The quibble: “The Myth of the Racist Republicans” was written by Gerard Alexander, not Gerald. (Got to stand up for my one-time professor.) And everyone should read his piece. It’s an important corrective to the traditional narrative leftwingers love to put forth about race and the GOP.
The tip: With Congress’s approval rating in the tank, and gas prices rising uncontrollably, the GOP has a legit shot at picking up seats in the House (though not in the Senate). But the Republicans have to put together some sort of program and push it hard in order to take advantage of the situation.

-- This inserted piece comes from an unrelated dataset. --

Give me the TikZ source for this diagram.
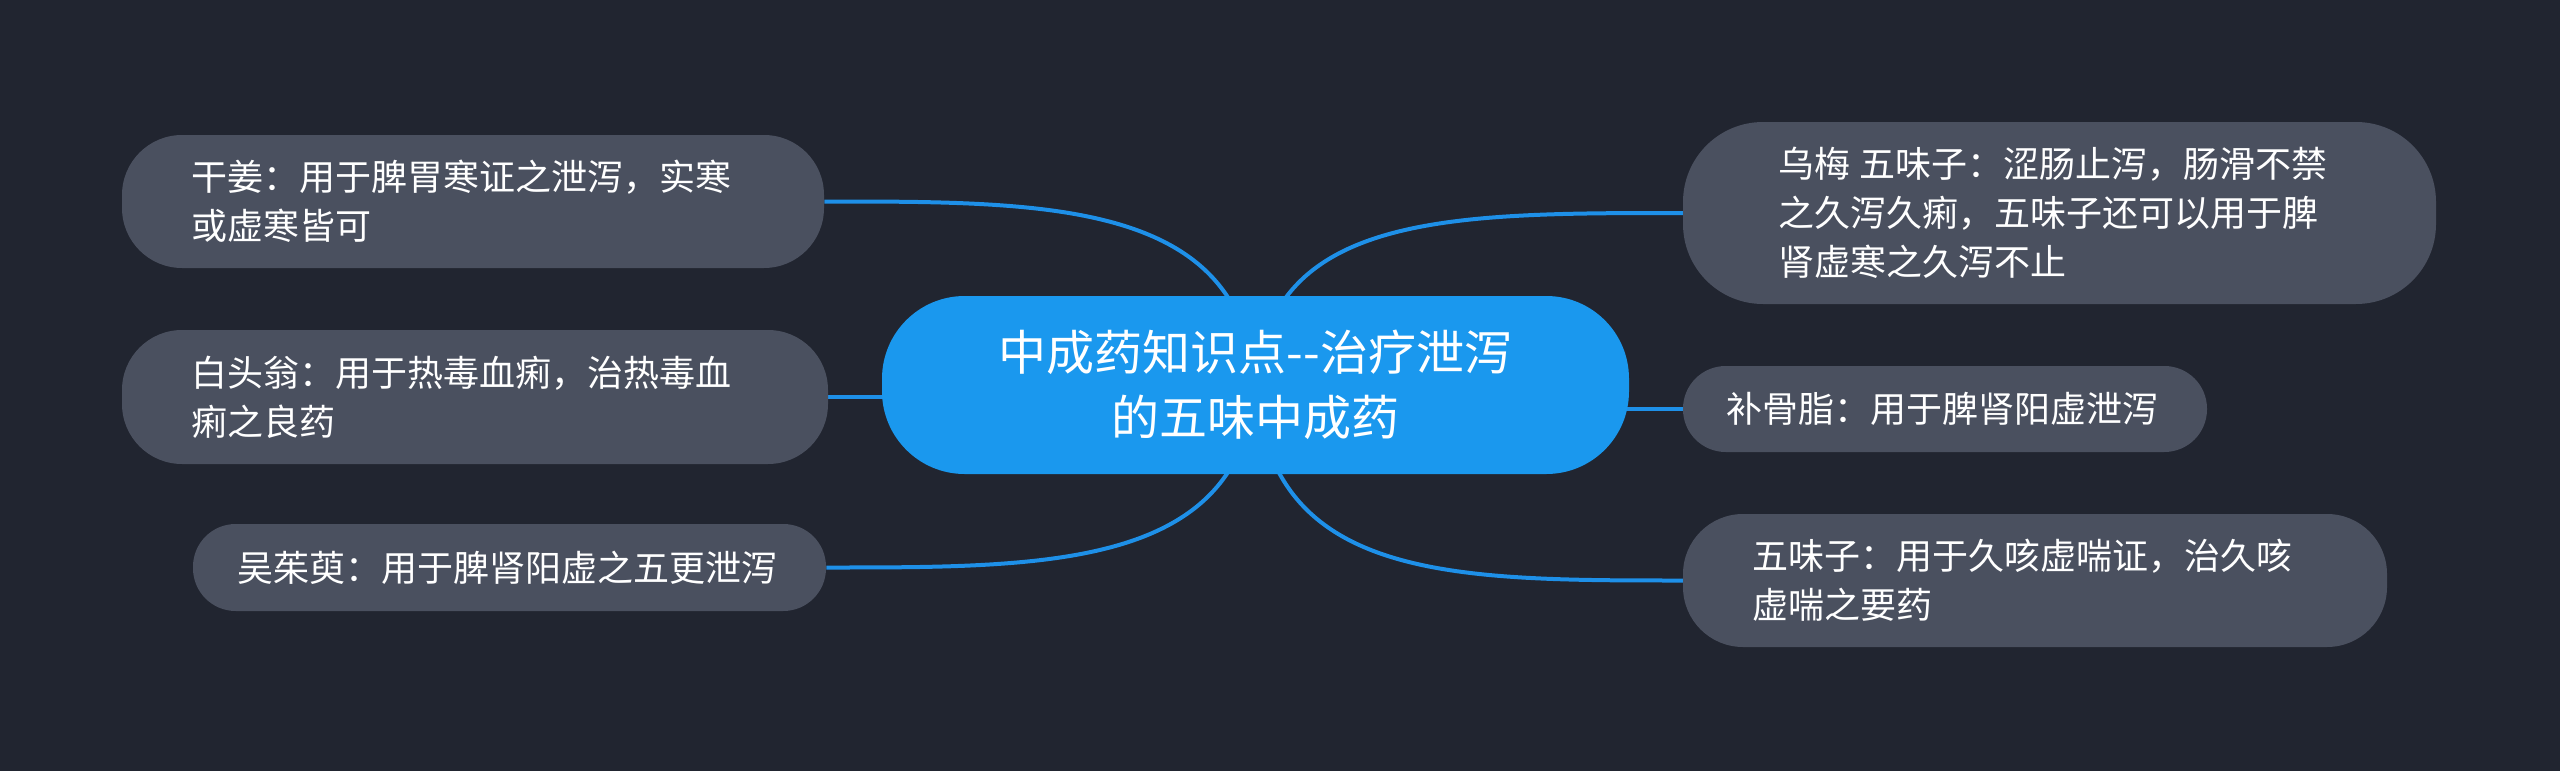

There are shades of ’98 (a bad year for the GOP despite Bill Clinton’s numerous scandals) everywhere; a journalist friend of mine was telling me just yesterday how an important Republican pollster was trying to convince the GOP leadership that no, they cannot run solely against the Democrats’ lack of accomplishments in the Congress. They have to actually put a plan together–a gas tax cut, off shore drilling, something. How similar does that sound to this:
Once Clinton’s conduct was exposed, he ought to have resigned, but using the power of impeachment to enforce a lost principle of masculine honor was an act of quixotic recklessness, and one that cost conservatives dearly.
It cost them popularity, and it cost them seats in 1998, after Newt Gingrich–outflanked by Clinton for the umpteenth time–assured his colleagues that they need only run on the White Houses’s scandal, and that an actual agenda could wait until the dust settled and their majority swelled.
The GOP can’t afford to wait on creating an actual agenda again. They need a plan, and they need one now.